Poor mental state at supper meant I wanted to eat everything in sight. Somehow I had enough willpower to restrain it some, think about eating to fuel tomorrow's long run, and I was even able to slap down the thought, "Maybe I should open the jar of peanut butter to eat with my apple." I knew if I did that - half the jar would be gone in a flash. I was able to visualize eating it, feel the anger, disappointment, & shame that I'd feel if I did - and tell myself that would guarantee me a terrible long run due to the mental state it would put me in. I did not open the PB. That's a victory.

-Right shin VERY sore. Lower back a little tight in the morning, good post-training.

Weight: 140.2 lbs, 19.4% fat - up 1.6 from yesterday, up 2.6 from a week ago. First viewing of 140 in 2012, a fuck you! kind of first. And I don't understand it at all. Up 3.2 lbs in just two days, but WHERE? Usually a jump like that is visible, either I'm all-over puffy or constipated or something I can see. I have none of that going on. Maybe it's the poor/low sleep catching up? Water a little bit lower than normal? So confused.

And I'm battling the urge to care about that number, because it has nothing to do with body comp (remember, Rachel Cosgrove weighs 155!), but it does affect running. Hauling around a heavier weight means more effort. And if there's anything I don't need right now, it's more stress about my running. I just looked at my countdown clock: 38 days & change to the Boston Marathon. I almost cried.

Sleep: 7.25 hours in bed. Wide awake at 330 (though not for b/r) and up at 440 (to alarm, UGH) because of month-end close. Gah-ROSS.

Habit: Check done, 10a.

Acne: Either I'm reacting to something or the bacon grease also burned my face. It could be a small batch of cysts, or it could be minor burn blisters. Attractive, right? Anyway, if it is cysts...definitely need to eliminate & then test the pork rinds. Sadness.
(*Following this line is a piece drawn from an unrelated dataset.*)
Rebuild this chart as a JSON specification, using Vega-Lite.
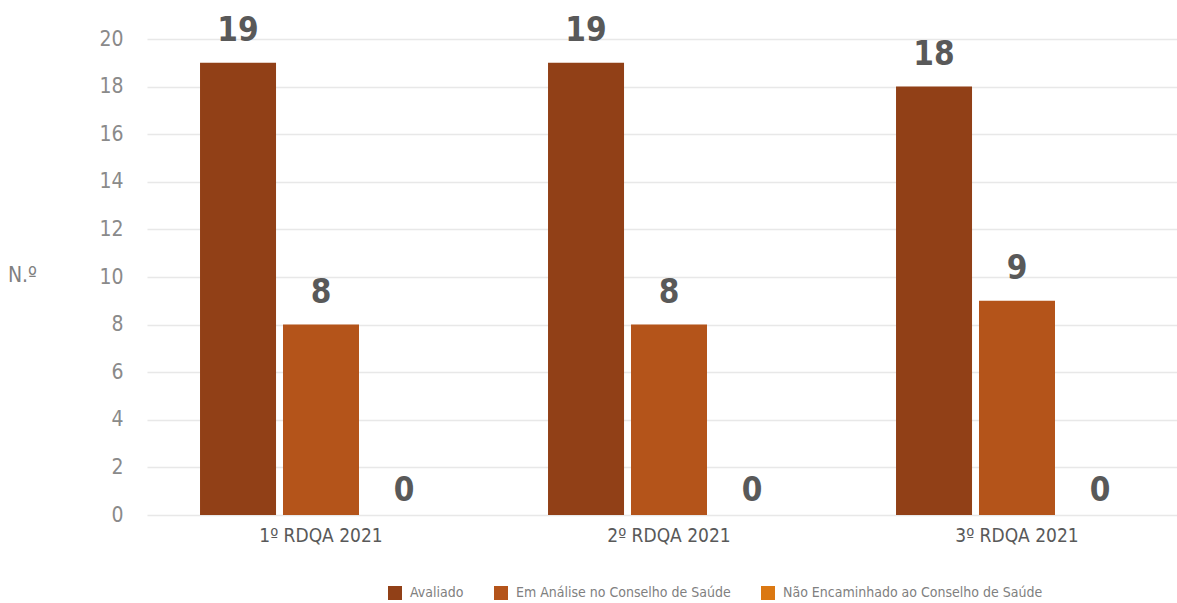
{
  "$schema": "https://vega.github.io/schema/vega-lite/v6.json",
  "autosize": {"type": "none"},
  "padding": {"left": 141, "top": 39, "right": 0, "bottom": 88},
  "width": 1036,
  "height": 476,
  "background": "white",
  "config": {
    "view": {"stroke": null},
    "font": "DejaVu Sans Condensed"
  },
  "data": {
    "values": [
      {"grupo": "1º RDQA 2021", "estado": "Avaliado", "valor": 19},
      {"grupo": "1º RDQA 2021", "estado": "Em Análise no Conselho de Saúde", "valor": 8},
      {"grupo": "1º RDQA 2021", "estado": "Não Encaminhado ao Conselho de Saúde", "valor": 0},
      {"grupo": "2º RDQA 2021", "estado": "Avaliado", "valor": 19},
      {"grupo": "2º RDQA 2021", "estado": "Em Análise no Conselho de Saúde", "valor": 8},
      {"grupo": "2º RDQA 2021", "estado": "Não Encaminhado ao Conselho de Saúde", "valor": 0},
      {"grupo": "3º RDQA 2021", "estado": "Avaliado", "valor": 18},
      {"grupo": "3º RDQA 2021", "estado": "Em Análise no Conselho de Saúde", "valor": 9},
      {"grupo": "3º RDQA 2021", "estado": "Não Encaminhado ao Conselho de Saúde", "valor": 0}
    ]
  },
  "encoding": {
    "x": {
      "field": "grupo", "type": "nominal", "sort": null,
      "scale": {"range": [6, 1050], "paddingInner": 0, "paddingOuter": 0},
      "axis": {
        "title": null, "labelAngle": 0, "domain": false, "ticks": false,
        "labelFontSize": 19, "labelColor": "#595959", "labelPadding": 11
      }
    },
    "xOffset": {
      "field": "estado", "type": "nominal", "sort": null,
      "scale": {"paddingInner": 0.084, "paddingOuter": 0.639}
    },
    "y": {
      "field": "valor", "type": "quantitative",
      "scale": {"domain": [0, 20], "nice": false},
      "axis": {
        "values": [0, 2, 4, 6, 8, 10, 12, 14, 16, 18, 20],
        "domain": false, "ticks": false,
        "gridColor": "#e8e8e8", "gridWidth": 1.5,
        "labelFontSize": 21, "labelColor": "#8a8a8a", "labelPadding": 18,
        "title": "N.º", "titleAngle": 0, "titleX": -119, "titleY": 236,
        "titleAlign": "center", "titleBaseline": "middle",
        "titleFontSize": 21, "titleFontWeight": "normal", "titleColor": "#808080"
      }
    }
  },
  "layer": [
    {
      "mark": {"type": "bar"},
      "encoding": {
        "color": {
          "field": "estado", "type": "nominal", "sort": null,
          "scale": {
            "domain": ["Avaliado", "Em Análise no Conselho de Saúde", "Não Encaminhado ao Conselho de Saúde"],
            "range": ["#914017", "#B4541A", "#DB7812"]
          },
          "legend": {
            "title": null, "orient": "none", "direction": "horizontal",
            "legendX": 247, "legendY": 547,
            "symbolType": "square", "symbolSize": 196, "symbolStrokeWidth": 0,
            "labelFontSize": 14, "labelColor": "#808080", "labelOffset": 8,
            "labelLimit": 500, "columnPadding": 30
          }
        }
      }
    },
    {
      "transform": [{"filter": "datum.valor > 0"}],
      "mark": {"type": "text", "dy": -22, "baseline": "alphabetic", "fontSize": 33, "fontWeight": "bold", "color": "#595959"},
      "encoding": {"text": {"field": "valor", "type": "quantitative"}}
    },
    {
      "transform": [{"filter": "datum.valor == 0"}],
      "mark": {"type": "text", "dy": -14, "baseline": "alphabetic", "fontSize": 33, "fontWeight": "bold", "color": "#595959"},
      "encoding": {"text": {"field": "valor", "type": "quantitative"}}
    }
  ]
}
Misc: Brain is not doing well today. Many apologies to Dustin, the poor bastard who tries to lift me back up out of the holes I drag myself into. What he says is wise & insightful & helpful every time, and it usually gets me laughing & pulled out of myself enough to realize I'm being stupid - but sometimes I still sink right back down to where I was. Today I kind of sank again, but I can recognize it for what it is: not enough sleep. I was planning to work the tax firm tonight if I got out before 4, but I need sleep more than anything else. I'm no good to anyone when I feel like this, and I have a long run tomorrow, and it's guaranteed to go poorly if my brain stays in this state.

When I was trying to leave, I hit two walls of frustration (1, someone duplicating the work I'd just done, which pisses me off, but extra pisses me off when I could've just fucking let him do it and left earlier; and 2, someone giving me info I needed but when I had my coat on and was packing up the cheesecakes I'd made for my team and clearly trying to leave and desperately wanting to be in my god damn bed, but she was doing so at this last minute before she left, because she gets tomorrow off) and I truly very nearly cried each time. Just so frustrated, nothing I could do in either situation, and no mental capacity left to "deal" and get over it. So I went home and took a 2-hour nap. I felt a little better when I got up, though in typical Sabrina fashion I beat myself up for being such a dragging anchor to everyone else all damn day. I'm sorry, Dustin.

Quote:
There is only one corner of the universe you can be certain of improving, and that's your own self.